Apesar dos terapeutas me considerarem alguém que tem “alto desempenho”, minha falta de compaixão era como um câncer que envenenava minhas amizades, relações, negócios, a vida como um todo. 

Aos 46 anos eu atingi o fundo do poço. Desempregado e a beira de um divórcio, eu me peguei dando tapa na cabeça do meu filho de 4 anos quando ele não me ouvia. Como um sobrevivente de agressões, eu havia prometido para mim mesmo que eu nunca encostaria um dedo em meus filhos.  Lá estava eu: agredindo meu amado filho.

Eu soube que eu tinha de mudar.

Eu comecei com empatia, que me levou para a compaixão. Eu me comprometi com a prática de meditação diária, fiz aulas de Cultivating Compassion [Cultivo da compaixão] na Universidade de Stanford e completei um retiro de dez dias de silêncio meditativo.

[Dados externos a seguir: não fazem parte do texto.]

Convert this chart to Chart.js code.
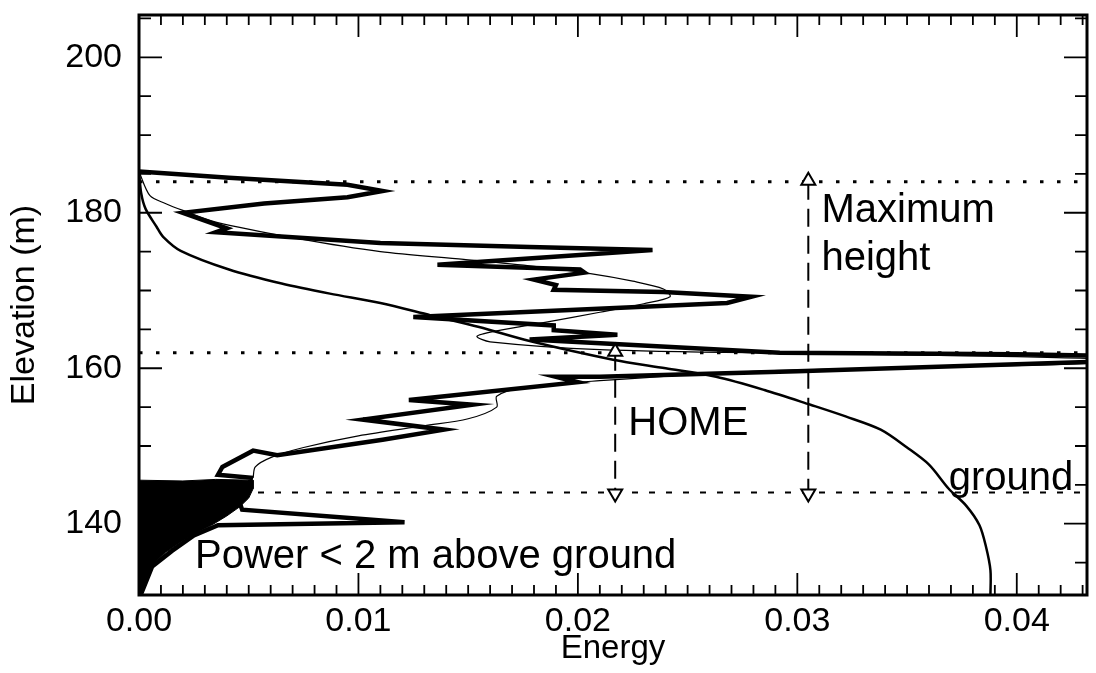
<!DOCTYPE html>
<html>
<head>
<meta charset="utf-8">
<script src="https://cdn.jsdelivr.net/npm/chart.js@4.4.1/dist/chart.umd.min.js"></script>
<style>
  html, body { margin: 0; padding: 0; background: #fff; }
  #wrap { width: 1096px; height: 673px; }
</style>
</head>
<body>
<div id="wrap"><canvas id="chart" width="1096" height="673"></canvas></div>
<script>
// axis ranges + tick labels
const xRange = [0, 0.0432];
const yRange = [130.83, 205.44];
const xTickLabels = [0, 0.01, 0.02, 0.03, 0.04];
const yTickLabels = [140, 160, 180, 200];

// measured energy profile (thick jagged line)
const thickEnergy = [0.0000, 0.0041, 0.0095, 0.0111, 0.0095, 0.0057, 0.0020, 0.0040, 0.0035, 0.0110, 0.0178, 0.0234,
  0.0136, 0.0201, 0.0203, 0.0180, 0.0190, 0.0189, 0.0239, 0.0279, 0.0268, 0.0125, 0.0189, 0.0189, 0.0218,
  0.0178, 0.0292, 0.0400, 0.0480, 0.0432, 0.0300, 0.0210, 0.0190, 0.0200, 0.0123, 0.0152, 0.0102, 0.0139,
  0.0111, 0.0063, 0.0052, 0.0038, 0.0036, 0.0051, 0.0050, 0.0046, 0.0047, 0.0121, 0.0036, 0.0025, 0.0015,
  0.0006, 0.0001];
const thickElev = [185.3, 184.5, 183.6, 182.8, 182.0, 181.2, 180.0, 178.0, 177.5, 176.1, 175.6, 175.2,
  173.3, 172.7, 172.3, 171.4, 170.7, 170.1, 169.8, 169.2, 168.4, 166.6, 165.5, 164.9, 164.3,
  163.7, 162.0, 161.8, 161.4, 160.8, 159.6, 158.9, 158.9, 158.2, 155.9, 155.3, 153.4, 152.1,
  150.8, 148.8, 149.4, 147.3, 146.3, 145.9, 144.5, 142.6, 141.8, 140.2, 139.8, 138.5, 136.5,
  134.5, 131.0];

// smoothed profile (thin line)
const thinEnergy = [0.0000, 0.0005, 0.0012, 0.0020, 0.0035, 0.0072, 0.0110, 0.0148, 0.0180, 0.0205, 0.0225, 0.0239,
  0.0242, 0.0230, 0.0210, 0.0185, 0.0163, 0.0154, 0.0160, 0.0210, 0.0300, 0.0400, 0.0450, 0.0420, 0.0350,
  0.0280, 0.0210, 0.0175, 0.0163, 0.0163, 0.0150, 0.0130, 0.0100, 0.0075, 0.0060, 0.0053, 0.0052];
const thinElev = [185.3, 182.2, 181.2, 180.3, 178.8, 176.7, 175.0, 174.0, 173.1, 172.2, 171.2, 170.2,
  169.2, 168.3, 167.2, 165.9, 164.8, 164.1, 163.4, 162.4, 161.9, 161.5, 161.0, 160.5, 160.1,
  159.6, 158.4, 157.5, 156.4, 155.0, 153.5, 152.6, 151.3, 149.8, 148.5, 147.3, 145.9];

// cumulative energy curve
const cumEnergy = [0.0000, 0.0001, 0.0003, 0.0008, 0.0011, 0.0019, 0.0041, 0.0065, 0.0087, 0.0110, 0.0133, 0.0155,
  0.0178, 0.0216, 0.0240, 0.0263, 0.0285, 0.0306, 0.0322, 0.0338, 0.0350, 0.0360, 0.0369, 0.0377, 0.0383,
  0.0386, 0.0388, 0.0388];
const cumElev = [185.3, 182.5, 180.5, 178.2, 176.9, 175.1, 172.7, 170.9, 169.6, 168.4, 166.8, 165.3,
  163.5, 161.1, 160.0, 158.9, 157.2, 155.3, 153.8, 152.1, 149.8, 147.6, 144.5, 142.3, 139.8,
  137.0, 134.0, 130.83];

// power within 2 m of ground (filled area)
const fillEnergy = [0.0000, 0.0020, 0.0035, 0.0052, 0.0052, 0.0050, 0.0046, 0.0040, 0.0033, 0.0026, 0.0019, 0.0012,
  0.0008, 0.0004, 0.0002, 0.0001, 0.0000];
const fillElev = [145.6, 145.5, 145.7, 145.6, 144.5, 143.3, 142.2, 141.0, 139.8, 138.8, 137.6, 136.3,
  135.2, 133.6, 132.0, 130.83, 130.83];

// reference levels and arrow markers
const refLevels = [184, 162, 144];
const homeEnergy = 0.0217, maxEnergy = 0.0305;
const homeTop = 162, maxTop = 184, groundLevel = 144;

const pts = (xs, ys) => xs.map((x, i) => ({ x: x, y: ys[i] }));

const FONT = '"Liberation Sans", Arial, Helvetica, sans-serif';

const datasets = [
  { data: pts(fillEnergy, fillElev), borderColor: '#000', backgroundColor: '#000', borderWidth: 1, fill: 'shape', pointRadius: 0 },
  { data: pts(thickEnergy, thickElev), borderColor: '#000', borderWidth: 4.5, borderJoinStyle: 'miter', pointRadius: 0, tension: 0 },
  { data: pts(thinEnergy, thinElev), borderColor: '#000', borderWidth: 1.2, pointRadius: 0, tension: 0.3 },
  { data: pts(cumEnergy, cumElev), borderColor: '#000', borderWidth: 2.5, pointRadius: 0, tension: 0.3 }
];
refLevels.forEach((lv, i) => {
  datasets.push({
    data: [{ x: xRange[0], y: lv }, { x: xRange[1], y: lv }],
    borderColor: '#000', borderWidth: i < 2 ? 3 : 2, borderDash: i < 2 ? [3.5, 13.5] : [6, 11],
    pointRadius: 0
  });
});
datasets.push({ data: [{ x: homeEnergy, y: homeTop }, { x: homeEnergy, y: groundLevel }], borderColor: '#000', borderWidth: 2, borderDash: [18, 9], pointRadius: 0 });
datasets.push({ data: [{ x: maxEnergy, y: maxTop }, { x: maxEnergy, y: groundLevel }], borderColor: '#000', borderWidth: 2, borderDash: [18, 9], pointRadius: 0 });

const labels = [
  { text: 'Maximum', x: 0.0311, y: 178.8 },
  { text: 'height', x: 0.0311, y: 172.6 },
  { text: 'HOME', x: 0.0223, y: 151.4 },
  { text: 'Power < 2 m above ground', x: 0.00255, y: 134.3 },
  { text: 'ground', x: 0.0369, y: 144.3 }
];

// box, inward ticks, arrowheads and labels
const framePlugin = {
  id: 'frame',
  afterDatasetsDraw(chart) {
    const { ctx, chartArea: a, scales: { x, y } } = chart;
    ctx.save();
    ctx.strokeStyle = '#000';
    ctx.lineWidth = 1.8;
    ctx.beginPath();
    for (let i = 0; i <= 43; i++) {
      const px = x.getPixelForValue(i / 1000);
      const len = i % 10 === 0 ? 22 : 10;
      ctx.moveTo(px, a.bottom); ctx.lineTo(px, a.bottom - len);
      ctx.moveTo(px, a.top); ctx.lineTo(px, a.top + len);
    }
    for (let v = 135; v <= 205; v += 5) {
      const py = y.getPixelForValue(v);
      const len = v % 20 === 0 ? 23 : 12;
      ctx.moveTo(a.left, py); ctx.lineTo(a.left + len, py);
      ctx.moveTo(a.right, py); ctx.lineTo(a.right - len, py);
    }
    ctx.stroke();
    ctx.lineWidth = 3;
    ctx.strokeRect(a.left, a.top, a.right - a.left, a.bottom - a.top);

    // open arrowheads
    const arrow = (ex, ev, dir) => {
      const px = x.getPixelForValue(ex), py = y.getPixelForValue(ev);
      const base = py + dir * 3, tip = py - dir * 9;
      ctx.beginPath();
      ctx.moveTo(px - 7, base); ctx.lineTo(px + 7, base); ctx.lineTo(px, tip); ctx.closePath();
      ctx.fillStyle = '#fff'; ctx.fill();
      ctx.lineWidth = 2; ctx.stroke();
    };
    arrow(homeEnergy, homeTop, 1);
    arrow(maxEnergy, maxTop, 1);
    arrow(homeEnergy, groundLevel, -1);
    arrow(maxEnergy, groundLevel, -1);

    ctx.fillStyle = '#000';
    ctx.font = '40px ' + FONT;
    ctx.textBaseline = 'alphabetic';
    ctx.textAlign = 'left';
    labels.forEach(l => ctx.fillText(l.text, x.getPixelForValue(l.x), y.getPixelForValue(l.y)));
    ctx.restore();
  }
};

new Chart(document.getElementById('chart'), {
  type: 'scatter',
  data: { datasets: datasets.map(d => Object.assign({ showLine: true, fill: false }, d)) },
  options: {
    responsive: false,
    animation: false,
    devicePixelRatio: 1,
    layout: { padding: { top: 15, right: 9, left: 0, bottom: 0 } },
    plugins: { legend: { display: false }, tooltip: { enabled: false } },
    scales: {
      x: {
        type: 'linear', min: xRange[0], max: xRange[1],
        afterBuildTicks: s => { s.ticks = xTickLabels.map(v => ({ value: v })); },
        afterFit: s => { s.height = 78; s.paddingLeft = 0; s.paddingRight = 0; },
        grid: { display: false, drawTicks: false },
        border: { display: false },
        ticks: { autoSkip: false, maxRotation: 0, padding: 6, color: '#000', font: { family: FONT, size: 34 }, callback: v => v.toFixed(2) },
        title: { display: true, text: 'Energy', color: '#000', font: { family: FONT, size: 33 }, padding: { top: 0, bottom: 4 } }
      },
      y: {
        type: 'linear', min: yRange[0], max: yRange[1],
        afterBuildTicks: s => { s.ticks = yTickLabels.map(v => ({ value: v })); },
        afterFit: s => { s.width = 139; s.paddingTop = 0; s.paddingBottom = 0; },
        grid: { display: false, drawTicks: false },
        border: { display: false },
        ticks: { autoSkip: false, padding: 17, color: '#000', font: { family: FONT, size: 34 }, callback: v => String(v) },
        title: { display: true, text: 'Elevation (m)', color: '#000', font: { family: FONT, size: 34 }, padding: { top: 4, bottom: 0 } }
      }
    }
  },
  plugins: [framePlugin]
});
</script>
</body>
</html>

Eu li e pesquisei tudo que pude sobre sobre compaixão. Eu descobri que quanto mais compaixão eu sentia, mais feliz eu era.

Foto por Dan Burton no Unsplash

Convencido que eu tinha encontrado o ingrediente secreto de uma vida feliz e pacífica, eu comecei a entrevistar especialistas da ciência e da espiritualidade sobre compaixão, tentando entender o que forma um homem compassivo.

As entrevistas incluíram:

  1.  Dr. Dacher Keltner, cofundador do Centro de Ciência para o Bem Maior [Greater Good Science Center] da Universidade de Berkeley, ;
  2. Dr. James Doty, fundador e diretor do Centro de pesquisa e educação para Compaixão e Altrísmo, da Stanford University;
  3. Dr. Rick Hanson: autor de Hardwiring Happiness;
  4.  Marc Brackett: diretor do Centro de Inteligência Emocional de Yale;
  5.  Thich Nhat Hanh: Monge Zen Budista indicado por Martin Luther King Jr. para o Prêmio Nobel da Paz em 1967.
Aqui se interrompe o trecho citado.